In People v. Orange (1988), 121 Ill. 2d 364, defendant asserted that his attorney was ineffective because no mitigating evidence was presented during the sentencing hearing. Our supreme court held that defendant failed to establish ineffective assistance of counsel when the record contained no indication as to what mitigating evidence defense counsel could have introduced or argued and thereby failed to show the attorney failed to present evidence of which he was aware. (Orange, 121 Ill. 2d at 389-90.) Similarly, in the case at bar, the record contains no indication as to what evidence Rafferty could have presented in support of the amended petition. We emphasize that a defendant alleging ineffective assistance of counsel has the burden of showing prejudice from counsel’s deficient performance and the prejudice allegedly suffered by defendant cannot be based upon mere speculation or conjecture. (People v. Borges (1984), 127 Ill. App. 3d *952597, 602.) Defendant has not established that Rafferty failed to present evidence or supporting documentation of which he was aware or should have been aware when he filed the amended petition. His final allegation of ineffective assistance must therefore fail.

The case at bar is distinguishable from People v. Allen (1986), 151 Ill. App. 3d 391. In Allen, defendant’s post-conviction petition alleged that his trial attorney incorrectly advised him that, if he testified, the prosecuting attorney could impeach his credibility with evidence of his juvenile adjudications. (Allen, 151 Ill. App. 3d at 394.) The trial court dismissed the petition. (151 Ill. App. 3d at 394.) On appeal, this court held that post-conviction counsel was ineffective because it is obvious that had counsel amended the petition by having defendant swear he would have testified were it not for his trial attorney’s incorrect advice and swear to what he would have testified, defendant would have been entitled to an evidentiary hearing. (151 Ill.

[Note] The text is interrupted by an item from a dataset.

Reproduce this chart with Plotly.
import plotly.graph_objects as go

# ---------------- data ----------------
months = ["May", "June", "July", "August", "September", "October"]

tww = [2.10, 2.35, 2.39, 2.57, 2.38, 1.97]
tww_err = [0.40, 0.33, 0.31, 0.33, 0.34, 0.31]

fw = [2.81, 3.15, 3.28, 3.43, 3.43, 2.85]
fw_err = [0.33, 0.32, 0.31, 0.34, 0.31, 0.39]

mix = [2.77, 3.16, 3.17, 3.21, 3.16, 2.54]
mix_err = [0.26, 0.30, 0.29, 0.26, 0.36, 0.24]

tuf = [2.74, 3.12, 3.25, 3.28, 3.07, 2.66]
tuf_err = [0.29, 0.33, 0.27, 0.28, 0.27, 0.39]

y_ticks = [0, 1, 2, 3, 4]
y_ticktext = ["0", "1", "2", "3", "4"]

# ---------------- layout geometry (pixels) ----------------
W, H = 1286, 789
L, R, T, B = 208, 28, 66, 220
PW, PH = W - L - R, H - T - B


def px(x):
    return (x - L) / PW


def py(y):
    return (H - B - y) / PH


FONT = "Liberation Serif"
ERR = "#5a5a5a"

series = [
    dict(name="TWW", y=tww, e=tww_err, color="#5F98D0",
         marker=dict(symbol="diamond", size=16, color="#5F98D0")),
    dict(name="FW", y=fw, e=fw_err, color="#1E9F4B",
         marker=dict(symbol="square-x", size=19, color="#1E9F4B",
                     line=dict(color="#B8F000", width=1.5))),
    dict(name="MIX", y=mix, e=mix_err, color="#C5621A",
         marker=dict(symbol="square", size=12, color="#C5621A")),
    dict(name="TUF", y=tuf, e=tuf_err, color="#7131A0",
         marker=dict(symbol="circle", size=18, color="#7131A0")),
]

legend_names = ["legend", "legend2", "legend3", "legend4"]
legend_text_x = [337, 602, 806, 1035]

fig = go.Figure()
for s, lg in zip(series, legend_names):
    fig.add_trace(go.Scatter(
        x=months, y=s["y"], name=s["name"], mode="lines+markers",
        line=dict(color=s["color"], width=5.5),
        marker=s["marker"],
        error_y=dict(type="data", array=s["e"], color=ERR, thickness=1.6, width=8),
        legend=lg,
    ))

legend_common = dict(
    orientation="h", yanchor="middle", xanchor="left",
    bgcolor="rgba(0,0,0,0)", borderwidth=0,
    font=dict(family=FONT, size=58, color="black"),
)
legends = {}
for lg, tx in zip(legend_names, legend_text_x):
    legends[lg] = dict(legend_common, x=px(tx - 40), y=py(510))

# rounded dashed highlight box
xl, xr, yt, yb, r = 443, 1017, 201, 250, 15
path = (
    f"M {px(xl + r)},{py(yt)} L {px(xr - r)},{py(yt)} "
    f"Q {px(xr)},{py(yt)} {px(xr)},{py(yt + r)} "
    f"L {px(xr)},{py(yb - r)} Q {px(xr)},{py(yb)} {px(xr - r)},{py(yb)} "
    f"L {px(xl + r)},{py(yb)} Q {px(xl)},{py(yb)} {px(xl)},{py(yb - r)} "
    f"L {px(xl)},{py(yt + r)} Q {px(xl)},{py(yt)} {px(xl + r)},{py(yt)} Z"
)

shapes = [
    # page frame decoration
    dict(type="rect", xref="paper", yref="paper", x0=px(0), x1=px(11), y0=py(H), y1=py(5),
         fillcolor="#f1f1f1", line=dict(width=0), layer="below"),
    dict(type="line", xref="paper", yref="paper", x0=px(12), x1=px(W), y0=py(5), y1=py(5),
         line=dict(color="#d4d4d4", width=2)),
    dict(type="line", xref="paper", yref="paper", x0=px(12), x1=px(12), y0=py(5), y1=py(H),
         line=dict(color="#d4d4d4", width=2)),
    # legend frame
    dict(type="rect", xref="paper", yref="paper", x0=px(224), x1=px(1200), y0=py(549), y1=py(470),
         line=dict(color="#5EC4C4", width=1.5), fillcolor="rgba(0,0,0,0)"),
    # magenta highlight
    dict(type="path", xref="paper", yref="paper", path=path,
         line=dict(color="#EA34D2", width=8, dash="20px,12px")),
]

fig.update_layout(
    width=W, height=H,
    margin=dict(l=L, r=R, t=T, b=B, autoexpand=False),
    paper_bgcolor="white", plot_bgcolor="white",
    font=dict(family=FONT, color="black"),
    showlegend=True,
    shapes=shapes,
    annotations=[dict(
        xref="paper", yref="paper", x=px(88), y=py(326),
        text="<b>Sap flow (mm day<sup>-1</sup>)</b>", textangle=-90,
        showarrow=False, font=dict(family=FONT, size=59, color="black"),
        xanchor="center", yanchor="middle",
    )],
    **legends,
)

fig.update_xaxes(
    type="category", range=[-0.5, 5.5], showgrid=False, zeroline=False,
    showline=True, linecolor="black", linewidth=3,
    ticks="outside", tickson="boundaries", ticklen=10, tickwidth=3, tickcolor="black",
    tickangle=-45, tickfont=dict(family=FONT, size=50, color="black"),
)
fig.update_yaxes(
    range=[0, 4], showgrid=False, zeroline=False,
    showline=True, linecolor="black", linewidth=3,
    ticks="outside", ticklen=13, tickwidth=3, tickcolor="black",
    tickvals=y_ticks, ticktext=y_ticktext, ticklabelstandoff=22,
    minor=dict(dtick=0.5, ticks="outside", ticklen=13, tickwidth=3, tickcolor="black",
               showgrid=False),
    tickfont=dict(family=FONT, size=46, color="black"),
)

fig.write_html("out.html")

App. 3d at 394.) In the instant case, it would be sheer speculation to conclude that Rafferty could have provided supporting documentation with the amended petition that would have entitled defendant to an evidentiary hearing.

For the above reasons, the order of the circuit court of Lake County dismissing defendant’s amended petition for post-conviction relief is affirmed.

Affirmed.

UNVERZAGT, P.J., and McLAREN, J., concur.